The Okanagan Valley is an outdoor playground for all four seasons, and winter has a special beauty all its own.
Over the past week, temperatures have plummeted and as a result, there is now ice on the shores of Okanagan Lake in Penticton and Summerland.
The mounds are called ice volcanoes. These conical mounds are created by the wave action in the chilly water.
We noticed these ice mounds at the shore in Summerland and Penticton, but just a short drive north, in Peachland, we didn’t see ice volcanoes.
In addition to the ice volcanoes, the cold weather has resulted in other amazing ice formations, on and near the lake.
It should be noted that despite our recent cold weather, winter temperatures in the south Okanagan Valley are milder than they were in the past.
“While we’d rather lie on the couch in our nice warm house, once we have our matching sweaters on, we’re all set for winter walks!”
Porter & Merlot
The Summerland Museum has some pictures in its files showing cars crossing the frozen lake in the 1920s and before. However, the last time the lake froze over was in the late 1960s.
In addition, there have been times when significant amounts of ice have formed along the shore of the lake, but in other winters, the shore has been ice-free all winter.
““The ice formations on Okanagan Lake are stunning. Put on your warmest clothing and head outside for some winter exploration.”

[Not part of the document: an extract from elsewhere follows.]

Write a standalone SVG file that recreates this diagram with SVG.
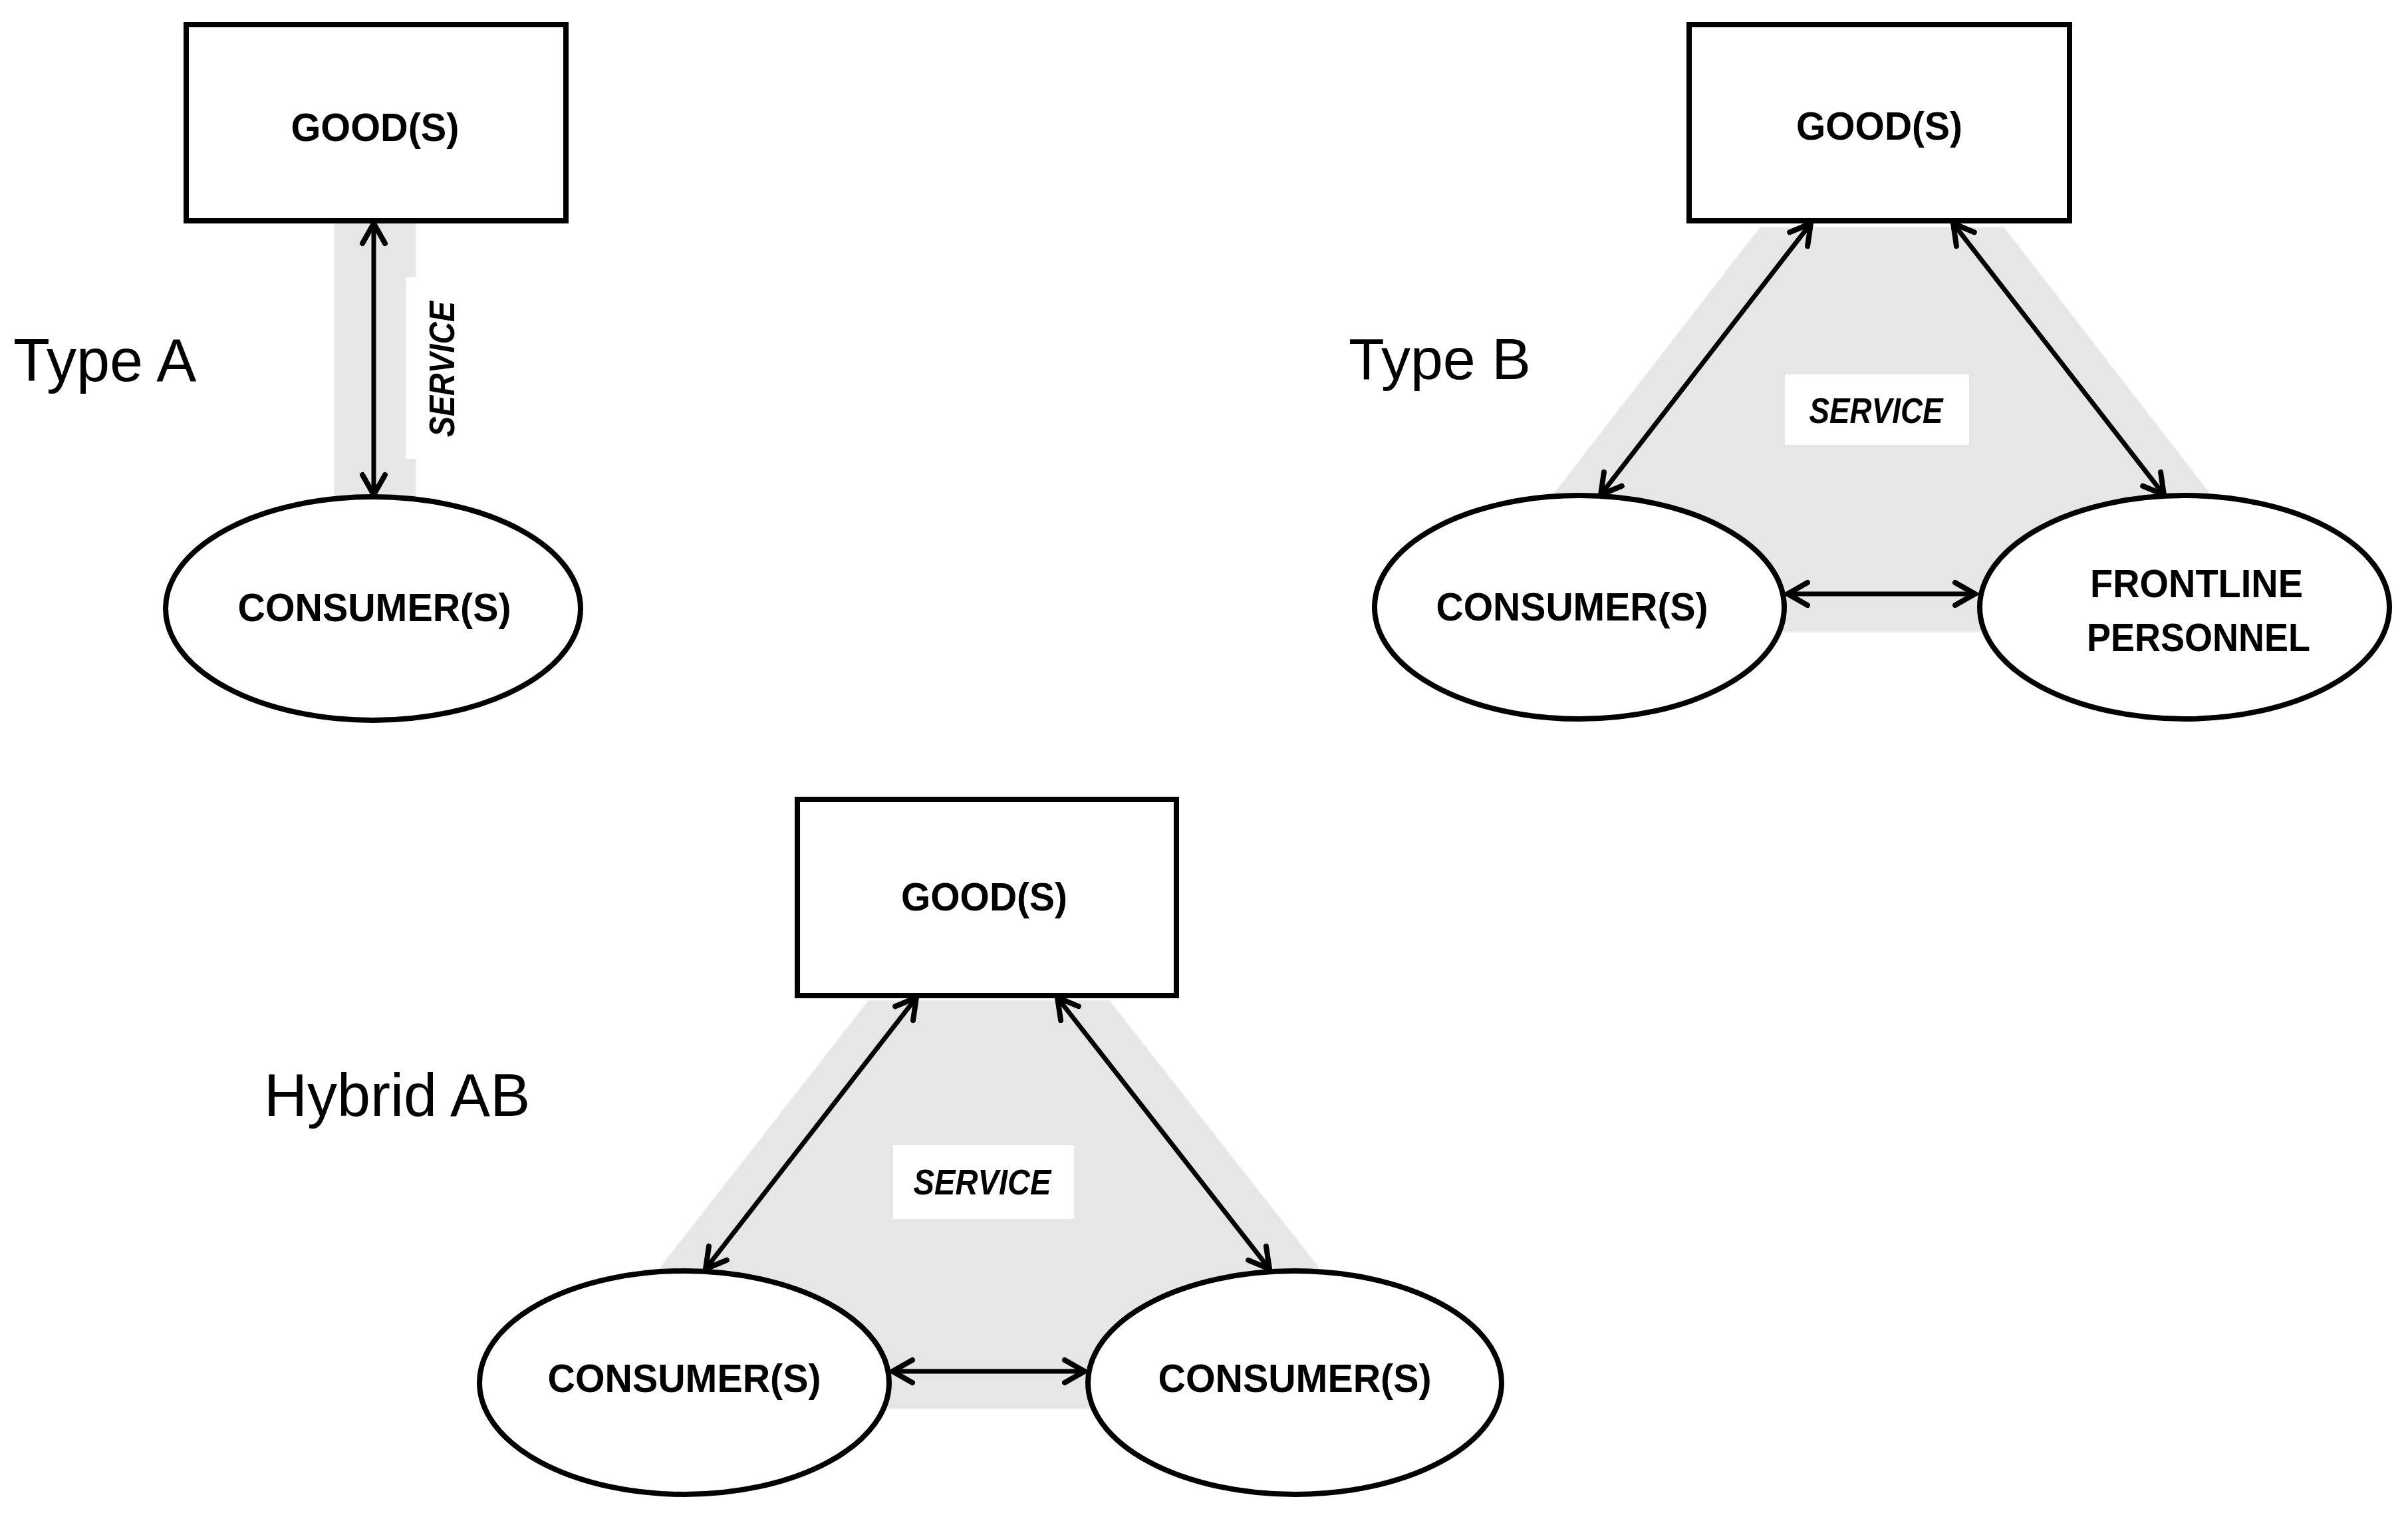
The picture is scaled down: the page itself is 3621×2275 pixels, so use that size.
<svg xmlns="http://www.w3.org/2000/svg" width="3621" height="2275" viewBox="0 0 3621 2275">
<defs>
<style>
.node{fill:#fff;stroke:#000;stroke-width:8}
.lbl{font-family:"Liberation Sans",Arial,sans-serif;font-weight:bold;font-size:60px;text-anchor:middle;fill:#000}
.svc{font-family:"Liberation Sans",Arial,sans-serif;font-weight:bold;font-style:italic;font-size:54px;text-anchor:middle;fill:#000}
.title{font-family:"Liberation Sans",Arial,sans-serif;font-size:90px;fill:#000}
.band{fill:#e6e6e6;stroke:#ececec;stroke-width:2}
.conn{stroke:#000;stroke-width:7;fill:none;marker-start:url(#ah);marker-end:url(#ah)}
</style>
<marker id="ah" markerUnits="userSpaceOnUse" viewBox="-40 -24 48 48" refX="0" refY="0" markerWidth="48" markerHeight="48" orient="auto-start-reverse">
<path d="M -30 -17 L 0 0 L -30 17" fill="none" stroke="#000" stroke-width="8" stroke-linecap="round" stroke-linejoin="miter"/>
</marker>
</defs>
<rect width="3621" height="2275" fill="#fff"/>

<!-- service areas -->
<g id="service-areas">
<rect class="band" x="503" y="333" width="122" height="414"/>
<rect x="610" y="417" width="100" height="273" fill="#fff"/>
<polygon class="band" points="2647,342 3013,342 3325,745 3325,950 2335,950 2335,745"/>
<polygon class="band" points="1306,1505 1668,1505 1986,1910 1986,2118 990,2118 990,1910"/>
</g>

<!-- titles -->
<text class="title" x="20" y="573">Type A</text>
<text class="title" x="2028" y="570" style="font-size:88px">Type B</text>
<text class="title" x="397" y="1678">Hybrid AB</text>

<!-- connectors -->
<g id="connectors">
<line class="conn" x1="562" y1="336" x2="562" y2="744"/>
<line class="conn" x1="2723" y1="336" x2="2407" y2="744"/>
<line class="conn" x1="2937" y1="336" x2="3254" y2="744"/>
<line class="conn" x1="2688" y1="893" x2="2970" y2="893"/>
<line class="conn" x1="1378" y1="1500" x2="1061" y2="1908"/>
<line class="conn" x1="1590" y1="1500" x2="1909" y2="1908"/>
<line class="conn" x1="1342" y1="2062" x2="1631" y2="2062"/>
</g>

<!-- Type A -->
<g id="typeA-goods">
<rect class="node" x="280" y="37" width="571" height="295"/>
<text class="lbl" x="564" y="212" textLength="253" lengthAdjust="spacingAndGlyphs">GOOD(S)</text>
</g>
<g id="typeA-consumers">
<ellipse class="node" cx="561" cy="915" rx="312" ry="168"/>
<text class="lbl" x="563" y="934" textLength="411" lengthAdjust="spacingAndGlyphs">CONSUMER(S)</text>
</g>
<g id="typeA-service">
<text class="svc" transform="translate(683,555) rotate(-90)" x="0" y="0" textLength="204" lengthAdjust="spacingAndGlyphs">SERVICE</text>
</g>

<!-- Type B -->
<g id="typeB-goods">
<rect class="node" x="2540" y="37" width="572" height="295"/>
<text class="lbl" x="2826" y="210" textLength="250" lengthAdjust="spacingAndGlyphs">GOOD(S)</text>
</g>
<g id="typeB-consumers">
<ellipse class="node" cx="2375" cy="913" rx="308" ry="168"/>
<text class="lbl" x="2364" y="933" textLength="409" lengthAdjust="spacingAndGlyphs">CONSUMER(S)</text>
</g>
<g id="typeB-frontline">
<ellipse class="node" cx="3285" cy="913" rx="308" ry="168"/>
<text class="lbl" x="3303" y="898" textLength="320" lengthAdjust="spacingAndGlyphs">FRONTLINE</text>
<text class="lbl" x="3306" y="979" textLength="336" lengthAdjust="spacingAndGlyphs">PERSONNEL</text>
</g>
<g id="typeB-service">
<rect x="2684" y="563" width="277" height="106" fill="#fff"/>
<text class="svc" x="2821" y="636" textLength="201" lengthAdjust="spacingAndGlyphs">SERVICE</text>
</g>

<!-- Hybrid AB -->
<g id="hybrid-goods">
<rect class="node" x="1199" y="1202" width="570" height="295"/>
<text class="lbl" x="1480" y="1369" textLength="250" lengthAdjust="spacingAndGlyphs">GOOD(S)</text>
</g>
<g id="hybrid-consumers-left">
<ellipse class="node" cx="1029" cy="2079" rx="308" ry="168"/>
<text class="lbl" x="1029" y="2093" textLength="411" lengthAdjust="spacingAndGlyphs">CONSUMER(S)</text>
</g>
<g id="hybrid-consumers-right">
<ellipse class="node" cx="1947" cy="2079" rx="311" ry="168"/>
<text class="lbl" x="1947" y="2093" textLength="411" lengthAdjust="spacingAndGlyphs">CONSUMER(S)</text>
</g>
<g id="hybrid-service">
<rect x="1343" y="1722" width="272" height="111" fill="#fff"/>
<text class="svc" x="1477" y="1796" textLength="207" lengthAdjust="spacingAndGlyphs">SERVICE</text>
</g>
</svg>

The magical beauty of our present winter landscape will soon be gone, as temperatures are warming up. If you want to see the ice volcanoes, take the time to do so now. The best places to see them are at Peach Orchard Beach and Rotary Beach in Summerland, and at Okanagan Lake, off Lakeshore Drive, in Penticton.
Beginning on Feb. 15, the daytime high temperature is forecast to be above freezing for the rest of this week, so these hidden gems of winter won’t last long.